A situação reconstituída nos autos
caracteriza fato do serviço, também denominado
acidente de consumo, pois está relacionada diretamente
à segurança fornecida pelo hospital réu.
No
que se refere à responsabilidade do fornecedor
de serviço (e o hospital enquadra-se, sem dúvida
alguma, nessa categoria), o Código de Defesa
do Consumidor apresenta uma clara divisão: de
um lado, a aptidão ou idoneidade do produto ou
do serviço geram a responsabilidade pelo chamado
vício, caso em que o fornecedor só arca
com as conseqüências jurídicas do
fornecimento de um produto ou de um serviço imperfeito;
a falta de segurança do produto ou serviço
acarreta, por outro lado, a responsabilidade do fornecedor
pelo fato do produto/serviço (acidente de consumo),
especificamente no que diz respeito aos danos produzidos,
caso em que a imperfeição do serviço
recebe o nome de defeito.
Tratando-se
de defeito, a responsabilidade do fornecedor do serviço
é objetiva, valendo transcrever, pela sua pertinência,
a seguinte observação de Sílvio
Luís Ferreira da Rocha:
“O
Código de Defesa do Consumidor reduziu o rol
dos fatos a serem comprovados pela vítima. A
vítima deve apenas provar o dano e o nexo de
causalidade dentre o dano e o produto defeituoso. Presume-se
o defeito do produto, competindo ao fornecedor o ônus
de provar sua inexistência, ex vi do disposto
no art. 12, § 3.º, II, do citado diploma legal”
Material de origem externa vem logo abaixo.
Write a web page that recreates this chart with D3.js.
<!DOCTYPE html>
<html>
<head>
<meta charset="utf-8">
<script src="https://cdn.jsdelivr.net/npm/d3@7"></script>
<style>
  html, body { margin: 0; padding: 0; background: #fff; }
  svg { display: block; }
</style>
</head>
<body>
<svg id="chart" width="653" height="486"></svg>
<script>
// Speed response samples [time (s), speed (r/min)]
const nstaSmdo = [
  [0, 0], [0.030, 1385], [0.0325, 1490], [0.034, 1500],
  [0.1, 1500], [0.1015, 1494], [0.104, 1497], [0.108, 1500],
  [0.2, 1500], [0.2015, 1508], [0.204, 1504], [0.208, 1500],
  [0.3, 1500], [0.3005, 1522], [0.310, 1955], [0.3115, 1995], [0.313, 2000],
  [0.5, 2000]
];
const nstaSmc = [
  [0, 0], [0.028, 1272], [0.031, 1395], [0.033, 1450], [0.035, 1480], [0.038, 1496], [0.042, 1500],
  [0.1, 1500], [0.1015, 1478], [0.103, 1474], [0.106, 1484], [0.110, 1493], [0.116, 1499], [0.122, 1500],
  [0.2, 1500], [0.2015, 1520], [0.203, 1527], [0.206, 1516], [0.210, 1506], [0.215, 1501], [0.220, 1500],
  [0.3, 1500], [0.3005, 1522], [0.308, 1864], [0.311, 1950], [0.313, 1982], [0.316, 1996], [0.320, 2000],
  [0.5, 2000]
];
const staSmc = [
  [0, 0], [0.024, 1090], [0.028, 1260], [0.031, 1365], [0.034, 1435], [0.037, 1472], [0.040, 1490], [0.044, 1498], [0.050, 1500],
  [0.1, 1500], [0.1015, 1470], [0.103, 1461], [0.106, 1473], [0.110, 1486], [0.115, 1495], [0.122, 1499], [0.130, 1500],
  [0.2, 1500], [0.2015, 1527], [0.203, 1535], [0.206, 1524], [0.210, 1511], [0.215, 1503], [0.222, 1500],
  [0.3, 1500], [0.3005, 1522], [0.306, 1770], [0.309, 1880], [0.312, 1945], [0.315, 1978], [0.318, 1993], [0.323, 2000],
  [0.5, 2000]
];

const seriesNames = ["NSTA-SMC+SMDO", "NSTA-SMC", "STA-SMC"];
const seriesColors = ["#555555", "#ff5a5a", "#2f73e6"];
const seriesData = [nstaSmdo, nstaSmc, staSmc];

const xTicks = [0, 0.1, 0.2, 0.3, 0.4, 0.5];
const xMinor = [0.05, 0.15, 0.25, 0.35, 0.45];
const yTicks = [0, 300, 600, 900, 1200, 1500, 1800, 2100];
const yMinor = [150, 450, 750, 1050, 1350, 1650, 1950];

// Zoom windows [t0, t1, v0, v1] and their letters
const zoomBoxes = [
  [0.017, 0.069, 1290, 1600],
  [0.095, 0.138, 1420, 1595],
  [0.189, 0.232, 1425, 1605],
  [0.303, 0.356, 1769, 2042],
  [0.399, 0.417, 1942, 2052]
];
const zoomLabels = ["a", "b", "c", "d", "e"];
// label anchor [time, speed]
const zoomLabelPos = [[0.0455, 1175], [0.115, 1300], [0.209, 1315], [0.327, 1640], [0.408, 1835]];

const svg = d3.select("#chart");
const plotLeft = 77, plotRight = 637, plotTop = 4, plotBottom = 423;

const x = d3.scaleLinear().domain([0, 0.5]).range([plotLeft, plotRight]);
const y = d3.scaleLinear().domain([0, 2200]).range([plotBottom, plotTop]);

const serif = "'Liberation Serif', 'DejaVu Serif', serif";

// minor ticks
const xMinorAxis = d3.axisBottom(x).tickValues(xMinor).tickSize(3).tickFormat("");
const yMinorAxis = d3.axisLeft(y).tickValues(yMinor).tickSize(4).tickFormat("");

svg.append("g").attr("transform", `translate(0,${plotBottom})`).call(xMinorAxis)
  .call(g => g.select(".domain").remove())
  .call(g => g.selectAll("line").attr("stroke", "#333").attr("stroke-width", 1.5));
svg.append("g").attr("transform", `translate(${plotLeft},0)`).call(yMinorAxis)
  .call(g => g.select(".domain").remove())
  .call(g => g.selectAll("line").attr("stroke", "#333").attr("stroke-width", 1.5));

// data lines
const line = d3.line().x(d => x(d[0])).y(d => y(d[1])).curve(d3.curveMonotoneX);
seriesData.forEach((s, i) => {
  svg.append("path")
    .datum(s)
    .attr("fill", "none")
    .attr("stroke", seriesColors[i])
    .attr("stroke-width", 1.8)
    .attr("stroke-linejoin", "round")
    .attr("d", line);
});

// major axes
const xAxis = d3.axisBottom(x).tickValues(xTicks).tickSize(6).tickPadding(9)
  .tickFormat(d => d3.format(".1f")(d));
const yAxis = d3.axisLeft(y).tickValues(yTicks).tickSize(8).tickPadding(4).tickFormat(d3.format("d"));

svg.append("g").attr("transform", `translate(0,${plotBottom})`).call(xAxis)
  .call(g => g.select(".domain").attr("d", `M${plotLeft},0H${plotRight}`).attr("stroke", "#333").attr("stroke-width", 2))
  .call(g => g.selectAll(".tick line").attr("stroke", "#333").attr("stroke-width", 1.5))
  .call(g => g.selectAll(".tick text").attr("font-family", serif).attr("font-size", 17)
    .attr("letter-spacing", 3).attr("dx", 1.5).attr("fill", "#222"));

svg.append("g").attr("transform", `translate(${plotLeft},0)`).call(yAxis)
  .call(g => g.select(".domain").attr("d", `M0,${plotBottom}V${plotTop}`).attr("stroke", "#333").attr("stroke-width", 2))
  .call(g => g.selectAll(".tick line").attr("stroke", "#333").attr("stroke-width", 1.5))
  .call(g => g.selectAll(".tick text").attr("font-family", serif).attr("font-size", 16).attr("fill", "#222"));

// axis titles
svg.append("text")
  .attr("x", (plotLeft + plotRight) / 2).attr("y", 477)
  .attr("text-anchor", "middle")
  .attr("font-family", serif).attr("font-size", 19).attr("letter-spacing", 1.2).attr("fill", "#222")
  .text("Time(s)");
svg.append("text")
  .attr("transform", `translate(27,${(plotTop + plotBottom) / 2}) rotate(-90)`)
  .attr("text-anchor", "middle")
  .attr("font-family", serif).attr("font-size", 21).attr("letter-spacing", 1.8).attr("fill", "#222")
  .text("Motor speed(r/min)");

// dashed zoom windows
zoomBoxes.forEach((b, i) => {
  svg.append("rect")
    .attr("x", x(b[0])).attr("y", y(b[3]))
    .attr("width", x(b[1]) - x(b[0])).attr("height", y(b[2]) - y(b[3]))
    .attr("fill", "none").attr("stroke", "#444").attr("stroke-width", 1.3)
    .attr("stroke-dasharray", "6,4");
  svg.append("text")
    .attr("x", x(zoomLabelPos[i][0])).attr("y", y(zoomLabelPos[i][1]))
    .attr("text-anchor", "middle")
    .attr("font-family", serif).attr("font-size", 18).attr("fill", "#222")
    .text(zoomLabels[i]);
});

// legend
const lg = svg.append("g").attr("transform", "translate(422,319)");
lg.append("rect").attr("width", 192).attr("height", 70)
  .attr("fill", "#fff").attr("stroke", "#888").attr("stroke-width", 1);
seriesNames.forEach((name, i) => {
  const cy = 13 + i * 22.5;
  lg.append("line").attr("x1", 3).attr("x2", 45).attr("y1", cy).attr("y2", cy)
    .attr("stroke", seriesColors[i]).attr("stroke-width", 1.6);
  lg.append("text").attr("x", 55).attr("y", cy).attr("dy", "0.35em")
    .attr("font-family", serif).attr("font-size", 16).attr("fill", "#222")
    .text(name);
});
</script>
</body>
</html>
(Responsabilidade civil do fornecedor pelo fato
do produto no direito brasileiro, Ed. RT, 1992,
p. 90).
Volvendo
ao presente caso, é bem de ver que o autor fundou
sua pretensão indenizatória não
apenas na responsabilidade subjetiva do réu (com
lastro na suposta culpa dos médicos que dele
cuidaram), mas também na contratual, objetiva,
revelando-se incontroversa para a demonstração
dessa responsabilidade a circunstância de haver
ele ingressado no hospital sem qualquer problema que
afetasse o seu membro superior esquerdo e ter sofrido,
em conseqüência do serviço prestado
(mais exatamente do defeito do serviço), a amputação
parcial já aludida.
Claro
está que a responsabilidade do ora apelante teria
sido afastada se e quando demonstrasse (e a prova estaria
a seu cargo) que tendo prestado o serviço, o
defeito inexistiu, ou, então, que foi do consumidor
ou de terceiro a culpa exclusiva pelo defeito (art.
14, § 3.º, do CDC). No entanto, apesar de
os laudos periciais serem inconclusivos, o réu
não conseguiu, de um lado, demonstrar a inexistência
do defeito, nada havendo nos autos, de outro, a indicar
a culpa exclusiva do autor ou de terceiro no resultado
lesivo, valendo anotar-se apenas, por pertinente, que
sempre poderá o hospital voltar-se contra o fabricante
e/ou fornecedor do medicamento, pelas vias próprias,
buscando o reembolso do que tiver despendido como a
vítima.
4.
Sabido que a indenização por dano patrimonial
não exclui aquela devida por danos morais –
e sendo ainda indiscutível, à luz dos
incisos V e X do art. 5.º da CF, o direito de a
vítima ver-se indenizada por danos material e
moral, cumulativamente (tal como expresso, por sinal,
no enunciado da Súm. 37 do E. STJ)-, mostra-se
correta a condenação do réu ao
pagamento de indenização a esse último
título, na medida em que a amputação
do antebraço do autor causou-lhe sofrimentos
físicos e morais, afetando sua harmonia psíquica
e até mesmo sua vida conjugal.
Tendo
em vista a condição pessoal do autor e
a gravidade dos danos sofridos, revela-se adequada a
indenização estabelecida pelo ilustre
sentenciante, nada havendo a ser alterado nesse particular.
5.
Ante o exposto, nega-se provimento aos recursos.